Quote all lines below exactly. Images stay out.

START INFORMATION SUPPLIED

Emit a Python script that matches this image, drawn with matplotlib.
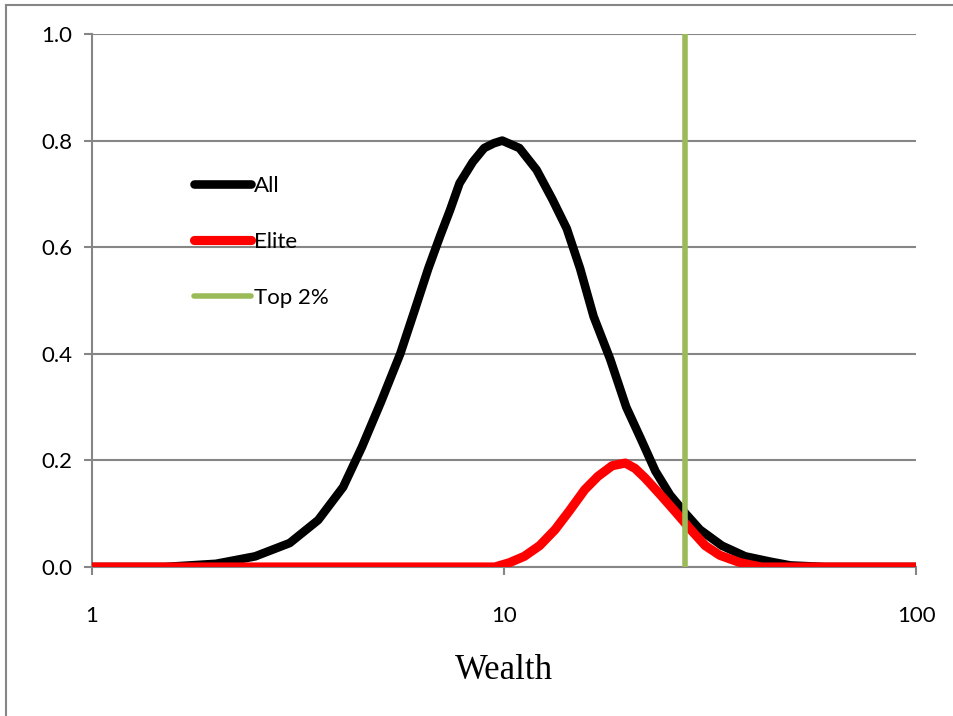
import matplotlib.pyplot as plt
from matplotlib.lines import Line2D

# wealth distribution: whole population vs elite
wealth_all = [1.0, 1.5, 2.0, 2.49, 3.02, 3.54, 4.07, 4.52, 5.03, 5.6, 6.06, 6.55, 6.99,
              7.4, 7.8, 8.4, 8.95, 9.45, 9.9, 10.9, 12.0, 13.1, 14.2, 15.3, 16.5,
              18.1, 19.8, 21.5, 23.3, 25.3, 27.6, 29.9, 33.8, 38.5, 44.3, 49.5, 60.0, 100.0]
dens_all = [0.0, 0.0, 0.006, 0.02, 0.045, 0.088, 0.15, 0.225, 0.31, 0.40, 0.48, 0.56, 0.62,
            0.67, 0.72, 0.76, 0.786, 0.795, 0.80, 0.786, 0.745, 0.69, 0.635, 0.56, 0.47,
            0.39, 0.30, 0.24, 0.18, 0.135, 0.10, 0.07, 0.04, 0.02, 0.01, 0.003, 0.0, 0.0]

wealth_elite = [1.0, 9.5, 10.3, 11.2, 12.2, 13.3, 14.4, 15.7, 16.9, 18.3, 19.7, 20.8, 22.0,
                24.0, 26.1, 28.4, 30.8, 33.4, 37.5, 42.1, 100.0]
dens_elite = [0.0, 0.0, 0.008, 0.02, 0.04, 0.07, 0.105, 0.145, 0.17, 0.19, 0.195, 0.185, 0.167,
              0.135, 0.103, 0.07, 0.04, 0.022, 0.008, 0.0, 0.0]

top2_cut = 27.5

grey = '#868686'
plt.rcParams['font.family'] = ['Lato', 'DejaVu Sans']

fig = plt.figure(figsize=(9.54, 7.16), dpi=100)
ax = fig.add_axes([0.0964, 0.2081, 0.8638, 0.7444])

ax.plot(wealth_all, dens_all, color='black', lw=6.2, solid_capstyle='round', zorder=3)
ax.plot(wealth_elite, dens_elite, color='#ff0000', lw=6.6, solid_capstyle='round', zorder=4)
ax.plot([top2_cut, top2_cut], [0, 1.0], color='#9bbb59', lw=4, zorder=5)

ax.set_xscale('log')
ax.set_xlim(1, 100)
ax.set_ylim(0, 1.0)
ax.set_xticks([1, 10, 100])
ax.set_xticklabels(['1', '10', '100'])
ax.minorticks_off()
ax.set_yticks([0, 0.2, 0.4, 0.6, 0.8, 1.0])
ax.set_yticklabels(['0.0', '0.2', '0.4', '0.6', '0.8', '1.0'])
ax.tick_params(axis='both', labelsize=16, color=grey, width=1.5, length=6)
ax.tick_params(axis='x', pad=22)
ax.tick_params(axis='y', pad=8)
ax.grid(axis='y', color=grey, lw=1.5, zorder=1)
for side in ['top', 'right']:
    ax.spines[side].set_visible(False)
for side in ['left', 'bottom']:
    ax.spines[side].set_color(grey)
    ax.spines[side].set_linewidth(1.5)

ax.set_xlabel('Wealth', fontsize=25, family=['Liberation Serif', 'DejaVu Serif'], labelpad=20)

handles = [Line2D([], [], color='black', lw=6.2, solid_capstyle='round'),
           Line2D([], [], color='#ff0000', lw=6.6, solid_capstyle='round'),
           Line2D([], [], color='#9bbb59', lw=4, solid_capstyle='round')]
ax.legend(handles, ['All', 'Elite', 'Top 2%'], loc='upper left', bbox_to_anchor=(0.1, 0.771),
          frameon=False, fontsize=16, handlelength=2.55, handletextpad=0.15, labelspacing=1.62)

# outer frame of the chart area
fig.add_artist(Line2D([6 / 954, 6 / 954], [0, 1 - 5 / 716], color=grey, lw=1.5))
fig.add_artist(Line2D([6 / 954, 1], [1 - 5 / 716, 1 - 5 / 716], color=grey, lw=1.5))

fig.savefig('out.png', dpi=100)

END INFORMATION SUPPLIED

*TASK SOLUTION*.
Emit a Python script that matches this image, drawn with matplotlib.
import matplotlib.pyplot as plt
from matplotlib.lines import Line2D

# wealth distribution: whole population vs elite
wealth_all = [1.0, 1.5, 2.0, 2.49, 3.02, 3.54, 4.07, 4.52, 5.03, 5.6, 6.06, 6.55, 6.99,
              7.4, 7.8, 8.4, 8.95, 9.45, 9.9, 10.9, 12.0, 13.1, 14.2, 15.3, 16.5,
              18.1, 19.8, 21.5, 23.3, 25.3, 27.6, 29.9, 33.8, 38.5, 44.3, 49.5, 60.0, 100.0]
dens_all = [0.0, 0.0, 0.006, 0.02, 0.045, 0.088, 0.15, 0.225, 0.31, 0.40, 0.48, 0.56, 0.62,
            0.67, 0.72, 0.76, 0.786, 0.795, 0.80, 0.786, 0.745, 0.69, 0.635, 0.56, 0.47,
            0.39, 0.30, 0.24, 0.18, 0.135, 0.10, 0.07, 0.04, 0.02, 0.01, 0.003, 0.0, 0.0]

wealth_elite = [1.0, 9.5, 10.3, 11.2, 12.2, 13.3, 14.4, 15.7, 16.9, 18.3, 19.7, 20.8, 22.0,
                24.0, 26.1, 28.4, 30.8, 33.4, 37.5, 42.1, 100.0]
dens_elite = [0.0, 0.0, 0.008, 0.02, 0.04, 0.07, 0.105, 0.145, 0.17, 0.19, 0.195, 0.185, 0.167,
              0.135, 0.103, 0.07, 0.04, 0.022, 0.008, 0.0, 0.0]

top2_cut = 27.5

grey = '#868686'
plt.rcParams['font.family'] = ['Lato', 'DejaVu Sans']

fig = plt.figure(figsize=(9.54, 7.16), dpi=100)
ax = fig.add_axes([0.0964, 0.2081, 0.8638, 0.7444])

ax.plot(wealth_all, dens_all, color='black', lw=6.2, solid_capstyle='round', zorder=3)
ax.plot(wealth_elite, dens_elite, color='#ff0000', lw=6.6, solid_capstyle='round', zorder=4)
ax.plot([top2_cut, top2_cut], [0, 1.0], color='#9bbb59', lw=4, zorder=5)

ax.set_xscale('log')
ax.set_xlim(1, 100)
ax.set_ylim(0, 1.0)
ax.set_xticks([1, 10, 100])
ax.set_xticklabels(['1', '10', '100'])
ax.minorticks_off()
ax.set_yticks([0, 0.2, 0.4, 0.6, 0.8, 1.0])
ax.set_yticklabels(['0.0', '0.2', '0.4', '0.6', '0.8', '1.0'])
ax.tick_params(axis='both', labelsize=16, color=grey, width=1.5, length=6)
ax.tick_params(axis='x', pad=22)
ax.tick_params(axis='y', pad=8)
ax.grid(axis='y', color=grey, lw=1.5, zorder=1)
for side in ['top', 'right']:
    ax.spines[side].set_visible(False)
for side in ['left', 'bottom']:
    ax.spines[side].set_color(grey)
    ax.spines[side].set_linewidth(1.5)

ax.set_xlabel('Wealth', fontsize=25, family=['Liberation Serif', 'DejaVu Serif'], labelpad=20)

handles = [Line2D([], [], color='black', lw=6.2, solid_capstyle='round'),
           Line2D([], [], color='#ff0000', lw=6.6, solid_capstyle='round'),
           Line2D([], [], color='#9bbb59', lw=4, solid_capstyle='round')]
ax.legend(handles, ['All', 'Elite', 'Top 2%'], loc='upper left', bbox_to_anchor=(0.1, 0.771),
          frameon=False, fontsize=16, handlelength=2.55, handletextpad=0.15, labelspacing=1.62)

# outer frame of the chart area
fig.add_artist(Line2D([6 / 954, 6 / 954], [0, 1 - 5 / 716], color=grey, lw=1.5))
fig.add_artist(Line2D([6 / 954, 1], [1 - 5 / 716, 1 - 5 / 716], color=grey, lw=1.5))

fig.savefig('out.png', dpi=100)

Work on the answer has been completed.